Before sunup Monday the Honolulu Fish Auction — “the only fish auction between Tokyo and Maine” — was doing business as usual: A dozen men in coats and rubber boots stepped along rows of tuna on ice, lifting fillets and prodding flesh to the tune of the masked auctioneer muttering the price per pound.
Four boats had unloaded some 71,000 pounds of fish earlier in the morning. One ahi already received high marks, earning it $12.50 per pound—not cheap for the 97-pounder.
“It’s a little early,” Michael Goto, the auction manager, said. But as the new year closes in, so too would both buyer and supplier, he said.
Tuna fishermen often time their return to Oahu for the end of the year so they can supply New Year’s Day festivities with traditional sashimi. But that brings its own uncertainty.
“It’s all a gamble,” Goto said. “They don’t know what the price is going to be when they get back.”
Specifics aside, Goto was pretty certain that as the last days of 2022 dwindled, the number of buyers coming to bid would double, and the price of ahi would only rise in time for New Year’s Day.
Later Monday morning at Tamashiro Market — “home of the finest seafoods” — prices were high but not at their full potential.
A pound of premium grade ahi: $25.95. Premium No. 1 toro (bluefin): $39.95. And $15 for a half-pound of ahi poke.

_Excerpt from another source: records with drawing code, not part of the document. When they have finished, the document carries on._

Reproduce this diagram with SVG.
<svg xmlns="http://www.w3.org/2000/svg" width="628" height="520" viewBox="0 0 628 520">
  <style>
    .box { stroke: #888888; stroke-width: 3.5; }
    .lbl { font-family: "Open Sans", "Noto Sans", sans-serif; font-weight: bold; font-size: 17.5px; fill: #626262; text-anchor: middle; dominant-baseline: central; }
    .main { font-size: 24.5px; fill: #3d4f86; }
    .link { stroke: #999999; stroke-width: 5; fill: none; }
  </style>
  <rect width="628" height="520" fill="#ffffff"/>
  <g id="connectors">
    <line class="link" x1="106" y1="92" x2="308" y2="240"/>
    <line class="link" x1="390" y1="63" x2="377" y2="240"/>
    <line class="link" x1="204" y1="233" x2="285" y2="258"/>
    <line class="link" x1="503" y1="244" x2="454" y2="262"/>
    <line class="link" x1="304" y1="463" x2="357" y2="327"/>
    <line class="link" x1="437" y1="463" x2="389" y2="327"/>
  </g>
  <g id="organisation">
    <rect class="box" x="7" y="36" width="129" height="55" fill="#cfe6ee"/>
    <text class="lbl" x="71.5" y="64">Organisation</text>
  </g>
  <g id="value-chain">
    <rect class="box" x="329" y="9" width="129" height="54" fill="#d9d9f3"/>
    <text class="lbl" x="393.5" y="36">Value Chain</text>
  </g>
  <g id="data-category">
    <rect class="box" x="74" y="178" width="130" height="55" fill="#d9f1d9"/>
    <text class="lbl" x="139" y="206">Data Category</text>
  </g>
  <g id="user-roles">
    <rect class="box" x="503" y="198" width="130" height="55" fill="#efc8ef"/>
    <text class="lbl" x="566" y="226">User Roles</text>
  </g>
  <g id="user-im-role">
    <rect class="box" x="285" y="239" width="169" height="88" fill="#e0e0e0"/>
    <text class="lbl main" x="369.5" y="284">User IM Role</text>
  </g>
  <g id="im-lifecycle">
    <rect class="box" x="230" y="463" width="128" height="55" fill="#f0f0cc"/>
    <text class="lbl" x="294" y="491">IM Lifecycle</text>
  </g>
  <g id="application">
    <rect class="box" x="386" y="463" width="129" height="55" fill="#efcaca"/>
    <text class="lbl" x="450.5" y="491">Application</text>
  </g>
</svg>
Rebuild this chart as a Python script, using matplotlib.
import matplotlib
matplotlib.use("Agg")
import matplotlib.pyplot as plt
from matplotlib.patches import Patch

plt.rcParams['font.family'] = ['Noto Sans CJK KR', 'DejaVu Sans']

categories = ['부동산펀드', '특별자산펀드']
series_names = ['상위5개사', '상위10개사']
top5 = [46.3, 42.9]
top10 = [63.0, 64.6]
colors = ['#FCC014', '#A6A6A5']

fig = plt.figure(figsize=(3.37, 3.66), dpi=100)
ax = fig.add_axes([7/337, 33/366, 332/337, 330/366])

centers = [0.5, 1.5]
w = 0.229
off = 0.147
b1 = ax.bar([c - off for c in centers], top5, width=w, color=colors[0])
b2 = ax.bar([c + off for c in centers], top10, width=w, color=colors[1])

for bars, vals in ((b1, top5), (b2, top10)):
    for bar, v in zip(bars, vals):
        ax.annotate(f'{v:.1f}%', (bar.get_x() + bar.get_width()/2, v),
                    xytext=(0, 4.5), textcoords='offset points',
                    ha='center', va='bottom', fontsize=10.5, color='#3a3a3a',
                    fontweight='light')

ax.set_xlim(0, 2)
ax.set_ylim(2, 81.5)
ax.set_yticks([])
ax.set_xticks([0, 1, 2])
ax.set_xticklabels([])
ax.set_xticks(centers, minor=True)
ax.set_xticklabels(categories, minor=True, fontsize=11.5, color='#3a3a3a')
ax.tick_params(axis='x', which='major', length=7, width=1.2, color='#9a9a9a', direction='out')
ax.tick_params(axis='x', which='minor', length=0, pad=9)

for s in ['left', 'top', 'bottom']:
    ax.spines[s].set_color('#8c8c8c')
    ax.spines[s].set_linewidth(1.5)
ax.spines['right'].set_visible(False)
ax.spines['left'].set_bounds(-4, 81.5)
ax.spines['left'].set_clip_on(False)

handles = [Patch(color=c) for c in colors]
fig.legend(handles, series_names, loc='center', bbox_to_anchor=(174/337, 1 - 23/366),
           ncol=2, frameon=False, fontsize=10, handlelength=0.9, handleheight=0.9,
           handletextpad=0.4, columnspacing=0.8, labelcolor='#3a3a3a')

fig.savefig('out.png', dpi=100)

The much-embattled Maine lobster was running at $24.95 per pound. (In
November, Whole Foods
announced it would halt its purchases of lobster from Maine after environmental groups raised concerns that equipment used to catch the crustaceans could harm endangered whales.)

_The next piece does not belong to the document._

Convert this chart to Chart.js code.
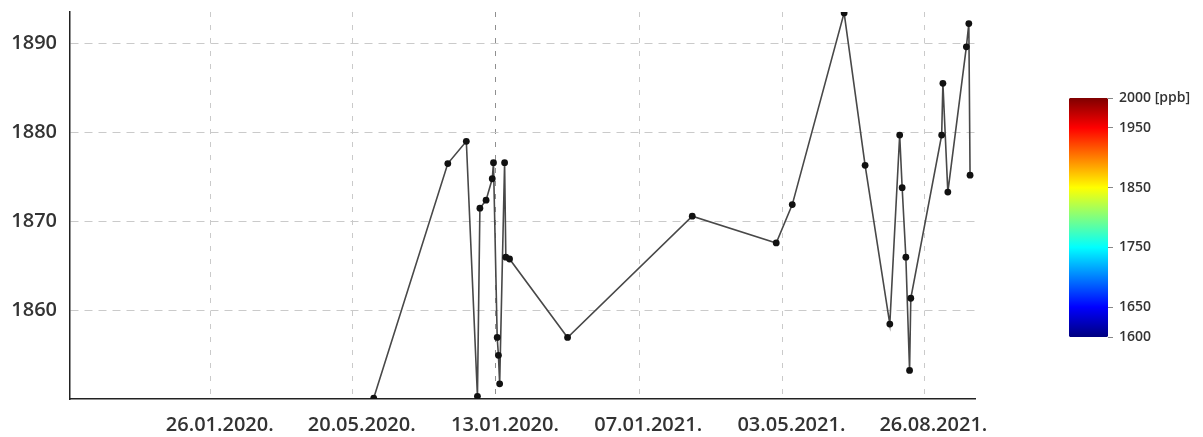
<!DOCTYPE html>
<html>
<head>
<meta charset="utf-8">
<script src="https://cdn.jsdelivr.net/npm/chart.js@4.4.1/dist/chart.umd.min.js"></script>
<style>
  html, body { margin: 0; padding: 0; background: #fff; }
  #wrap { position: relative; width: 1203px; height: 437px; overflow: hidden; }
  #main { position: absolute; left: 0; top: 0; }
  #scale { position: absolute; left: 1060px; top: 0; }
</style>
</head>
<body>
<div id="wrap">
  <canvas id="main" width="1000" height="437"></canvas>
  <canvas id="scale" width="143" height="437"></canvas>
</div>
<script>
// CH4 samples (ppb) by sampling date
const sampleDates = [
  '2020-06-06', '2020-08-05', '2020-08-20', '2020-08-29', '2020-08-31',
  '2020-09-05', '2020-09-10', '2020-09-11', '2020-09-14', '2020-09-15',
  '2020-09-16', '2020-09-20', '2020-09-21', '2020-09-24', '2020-11-10',
  '2021-02-19', '2021-04-28', '2021-05-11', '2021-06-22', '2021-07-09',
  '2021-07-29', '2021-08-06', '2021-08-08', '2021-08-11', '2021-08-14',
  '2021-08-15', '2021-09-09', '2021-09-10', '2021-09-14', '2021-09-29',
  '2021-10-01', '2021-10-02'
];
const ch4Values = [
  1850.2, 1876.5, 1879.0, 1850.4, 1871.5,
  1872.4, 1874.8, 1876.6, 1857.0, 1855.0,
  1851.8, 1876.6, 1866.0, 1865.8, 1857.0,
  1870.6, 1867.6, 1871.9, 1893.4, 1876.3,
  1858.5, 1879.7, 1873.8, 1866.0, 1853.3,
  1861.4, 1879.7, 1885.5, 1873.3, 1889.6,
  1892.2, 1875.2
];

// Time axis
const axisStart = '2019-10-04';
const axisEnd = '2021-10-06';
const tickDates = ['2020-01-26', '2020-05-20', '2020-09-13', '2021-01-07', '2021-05-03', '2021-08-26'];
const tickLabels = ['26.01.2020.', '20.05.2020.', '13.01.2020.', '07.01.2021.', '03.05.2021.', '26.08.2021.'];

// Value axis
const valueMin = 1850.1;
const valueMax = 1893.5;
const valueTicks = [1860, 1870, 1880, 1890];

// Colour scale
const colorbarRange = [1600, 2000];
const colorbarTicks = [1600, 1650, 1750, 1850, 1950, 2000];
const colorbarUnit = '[ppb]';

const toTime = s => Date.parse(s + 'T00:00:00Z');
const labelFont = { family: 'Open Sans', size: 20, weight: '600' };

new Chart(document.getElementById('main'), {
  type: 'line',
  data: {
    datasets: [{
      data: sampleDates.map((d, i) => ({ x: toTime(d), y: ch4Values[i] })),
      borderColor: '#484848',
      borderWidth: 1.6,
      pointRadius: 3.4,
      pointBackgroundColor: '#111',
      pointBorderColor: '#111',
      pointBorderWidth: 0,
      tension: 0
    }]
  },
  options: {
    responsive: false,
    animation: false,
    events: [],
    layout: { padding: { top: 12, right: 25, left: 0, bottom: 0 } },
    plugins: { legend: { display: false }, tooltip: { enabled: false } },
    scales: {
      x: {
        type: 'linear',
        min: toTime(axisStart),
        max: toTime(axisEnd),
        afterBuildTicks: s => { s.ticks = tickDates.map(d => ({ value: toTime(d) })); },
        afterFit: s => { s.height = 38; s.paddingLeft = 0; s.paddingRight = 0; },
        ticks: {
          autoSkip: false, maxRotation: 0, minRotation: 0,
          padding: 14, labelOffset: 9,
          color: '#333', font: labelFont,
          callback: (v, i) => tickLabels[i]
        },
        grid: {
          drawTicks: false,
          lineWidth: 1,
          color: c => (c.index === 2 ? '#8f8f8f' : '#cacaca')
        },
        border: { display: true, color: '#222', width: 1.5, dash: [5, 8] }
      },
      y: {
        type: 'linear',
        min: valueMin,
        max: valueMax,
        afterBuildTicks: s => { s.ticks = valueTicks.map(v => ({ value: v })); },
        afterFit: s => { s.width = 70; s.paddingTop = 0; s.paddingBottom = 0; },
        ticks: { padding: 13, color: '#333', font: labelFont, callback: v => v },
        grid: { drawTicks: false, lineWidth: 1, color: '#cacaca' },
        border: { display: true, color: '#222', width: 1.5, dash: [8, 6] }
      }
    }
  }
});

// Jet colour map stops, low value at 0
const jetStops = [
  [0.0, '#00007f'], [0.125, '#0000ff'], [0.375, '#00ffff'],
  [0.625, '#ffff00'], [0.875, '#ff0000'], [1.0, '#7f0000']
];

new Chart(document.getElementById('scale'), {
  type: 'bar',
  data: {
    labels: [''],
    datasets: [{
      data: [colorbarRange],
      backgroundColor: ctx => {
        const a = ctx.chart.chartArea;
        if (!a) return '#888';
        const g = ctx.chart.ctx.createLinearGradient(0, a.bottom, 0, a.top);
        jetStops.forEach(([p, c]) => g.addColorStop(p, c));
        return g;
      },
      barPercentage: 1,
      categoryPercentage: 1,
      borderRadius: 3,
      borderSkipped: false,
      borderWidth: 0
    }]
  },
  options: {
    responsive: false,
    animation: false,
    events: [],
    layout: { padding: { left: 9, top: 98, bottom: 100, right: 0 } },
    plugins: { legend: { display: false }, tooltip: { enabled: false } },
    scales: {
      x: { display: false },
      y: {
        position: 'right',
        min: colorbarRange[0],
        max: colorbarRange[1],
        afterBuildTicks: s => { s.ticks = colorbarTicks.map(v => ({ value: v })); },
        afterFit: s => { s.width = 95; s.paddingTop = 0; s.paddingBottom = 0; },
        grid: { drawOnChartArea: false, drawTicks: true, tickLength: 5, tickColor: '#888', lineWidth: 1 },
        border: { display: false },
        ticks: {
          padding: 6, color: '#333',
          font: { family: 'Open Sans', size: 14, weight: '600' },
          callback: v => (v === colorbarRange[1] ? v + ' ' + colorbarUnit : v)
        }
      }
    }
  }
});
</script>
</body>
</html>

At Tamashiro’s counter, Mililani resident Janet Clanton, 57, opted for three pounds of the less pricey stuff for a grand total of $32 because “only a few of us this year,” she said.
Clanton herself doesn’t enjoy raw fish, so she planned to make “stuffed” ahi, inserting a layer of mayo, dusting it with panko and then baking it.
She was happy to get a better deal for her New Year’s Day meal by coming sooner.
“I used to come a day or two before, and prices were crazy,” Clanton said. “I have learned my lesson.”
Jeff DeGuzman traveled from Ewa for a pound of premium ahi — but only for a typical meal early in the week.
He plans to return to Tamashiro’s before New Year’s Eve.
“My wife, she’s from Pittsburgh,” DeGuzman said. “She has blond hair, blue eyes, and she knows the difference between fish now. When she first came to Oahu, she went through culture shock and she couldn’t stand it. Now she’s, like, part-seal.”
“They get picky when they been here awhile,” said Guy Tamashiro, who runs the market. He was standing nearby in a blue polo tucked into jeans, which were tucked into knee-high rubber boots.
“My wife is from Tennessee,” Tamashiro said. “Blond with green eyes!”
Tamashiro has noticed the ahi haul has been good in recent weeks, but there’s been a difference in the catch.
“Some of the fishermen are saying that the fish in the north are not biting. So a lot of them changed and went to the south,” he said. “So when they go to the south, they don’t have as many fatty fish. The water’s warmer.”
Just how many ahi will hit Honolulu in time for New Year’s Day remains uncertain.
“The number of boats that are expected in this week, not as many as it normally has for this time of year,” Tamashiro said. “Normally they really target Christmas, especially New Year’s, because they make good money. We’re at the mercy of the supply.”
In the store, only a handful of customers ordered fish. Tamashiro expected he would see lines running the length of the store as the week draws to a close.
“We’re not gonna buy a whole bunch right now,” he said.